Sharpening our Focus on Learning: The Rise of Competency-Based Approaches to Degree Completion

By Betsy Prueter
A recent paper from the National Institute for Learning Outcomes Assessment examines competency-based education (CBE) in the United States. CBE credits students with what they actually know and can do rather than how long students spent in a course. The number of CBE programs is increasing, the paper argues, due to growing concern about the quality and cost of higher education.

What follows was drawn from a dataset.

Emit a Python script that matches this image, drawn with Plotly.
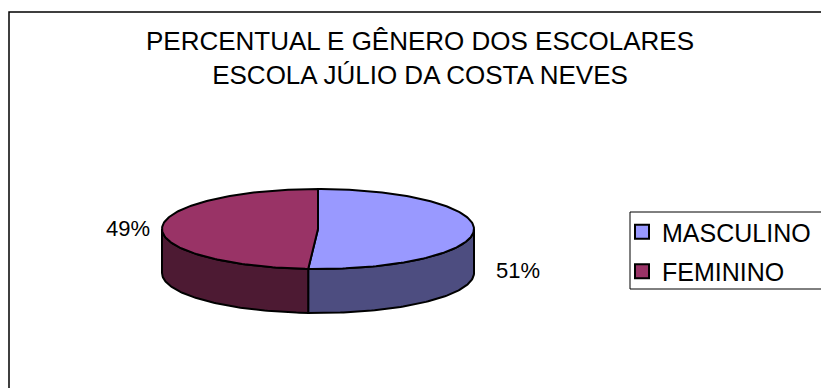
import numpy as np
import plotly.graph_objects as go

# ---- data ----
categories = ["MASCULINO", "FEMININO"]
values = [51, 49]
labels = ["51%", "49%"]
top_colors = ["#9999FF", "#993366"]
side_colors = ["#4D4D80", "#4D1A33"]

title_lines = ["PERCENTUAL E GÊNERO DOS ESCOLARES", "ESCOLA JÚLIO DA COSTA NEVES"]

# ---- geometry (style) ----
W, H = 821, 388
cx, cy = 318.0, 229.0
rx, ry = 156.0, 40.0
depth = 44.0
FONT = "Liberation Sans, Arial, sans-serif"


def pt(theta_deg, dy=0.0):
    t = np.radians(theta_deg)
    return cx + rx * np.sin(t), cy - ry * np.cos(t) + dy


fig = go.Figure()

total = float(sum(values))
angles = []
a = 0.0
for v in values:
    b = a + 360.0 * v / total
    angles.append((a, b))
    a = b

# sides (front half only: 90..270 deg clockwise from top)
for (a0, a1), col in zip(angles, side_colors):
    s0, s1 = max(a0, 90.0), min(a1, 270.0)
    if s1 <= s0:
        continue
    th = np.linspace(s0, s1, 80)
    xt, yt = pt(th)
    xb, yb = pt(th[::-1], depth)
    xs = np.concatenate([xt, xb, xt[:1]])
    ys = np.concatenate([yt, yb, yt[:1]])
    fig.add_trace(go.Scatter(x=xs, y=ys, mode="lines", fill="toself",
                             fillcolor=col, line=dict(color="black", width=2),
                             hoverinfo="skip", showlegend=False))

# tops
for (a0, a1), col in zip(angles, top_colors):
    th = np.linspace(a0, a1, 160)
    xa, ya = pt(th)
    xs = np.concatenate([[cx], xa, [cx]])
    ys = np.concatenate([[cy], ya, [cy]])
    fig.add_trace(go.Scatter(x=xs, y=ys, mode="lines", fill="toself",
                             fillcolor=col, line=dict(color="black", width=2),
                             hoverinfo="skip", showlegend=False))

# legend entries
for i, (name, col) in enumerate(zip(categories, top_colors)):
    fig.add_trace(go.Scatter(x=[None], y=[None], mode="markers", name=name,
                             legendgroup=f"g{i}",
                             marker=dict(symbol="square", size=14, color=col,
                                         line=dict(color="black", width=2))))

# data labels
annotations = []
for (a0, a1), lab in zip(angles, labels):
    mid = (a0 + a1) / 2.0
    front = 90.0 < mid < 270.0
    px, py = pt(mid, depth - 4 if front else 1.0)
    right = np.sin(np.radians(mid)) > 0
    annotations.append(dict(
        x=px + (20 if right else -10), y=py, xref="x", yref="y",
        text=lab, showarrow=False,
        xanchor="left" if right else "right", yanchor="middle",
        font=dict(family=FONT, size=22, color="black")))

# title
annotations.append(dict(
    x=420 / W, y=1 - 24 / H, xref="paper", yref="paper",
    xanchor="center", yanchor="top", showarrow=False,
    text="<br>".join(title_lines),
    font=dict(family=FONT, size=26, color="black")))

fig.update_layout(
    width=W, height=H,
    margin=dict(l=0, r=0, t=0, b=0),
    paper_bgcolor="white", plot_bgcolor="white",
    xaxis=dict(range=[0, W], visible=False, fixedrange=True),
    yaxis=dict(range=[H, 0], visible=False, fixedrange=True),
    legend=dict(x=622 / W, y=1 - 209 / H, xanchor="left", yanchor="top",
                borderwidth=0, bgcolor="rgba(0,0,0,0)",
                font=dict(family=FONT, size=25, color="black"),
                tracegroupgap=4, itemwidth=30),
    annotations=annotations,
    shapes=[
        dict(type="rect", xref="paper", yref="paper",
             x0=9 / W, x1=1.05, y0=-0.05, y1=1 - 12 / H,
             line=dict(color="black", width=1.5), layer="below"),
        dict(type="rect", xref="x", yref="y",
             x0=630, x1=W + 10, y0=212, y1=289,
             line=dict(color="black", width=1), fillcolor="white",
             layer="below"),
    ],
    showlegend=True,
)

fig.write_html("out.html")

The report analyzes current CBE models and describes how they might go to scale on a national level.

Among the report’s findings:

  • Institutions that are using competency-based education are approaching it one of three ways: (1) embedding it into traditional curriculum; (2) redesigning the curriculum entirely around competencies; or (3) redesigning the credentialing process around CBE, using direct assessment.
  • There are five common concepts in competency-based education (1)a focus on demonstrating knowledge; (2) clearly defined requirements of what graduates should know and be able to do in order to earn a degree;( 3) assessment practices that focus on real-life scenarios; (4) a de-emphasis on a traditional course format so that students can learn from open education resources or hands on, project-based environments. (5) customization of the learning materials for individual students, based on their needs, and the extent to which they might need additional help.
  • Some of the primary challenges facing competency-based programs in the U.S. are (1)determining eligibility for federal financial aid, (2) gaining buy-in from faculty,(3) developing and sharing best practices, (4) understanding the variety of assessment practices currently being used by CBE programs across the country, (5) working with regional accreditors, and (6) identifying what data should be collected on CBE programs and how best to collect it for continuous improvement.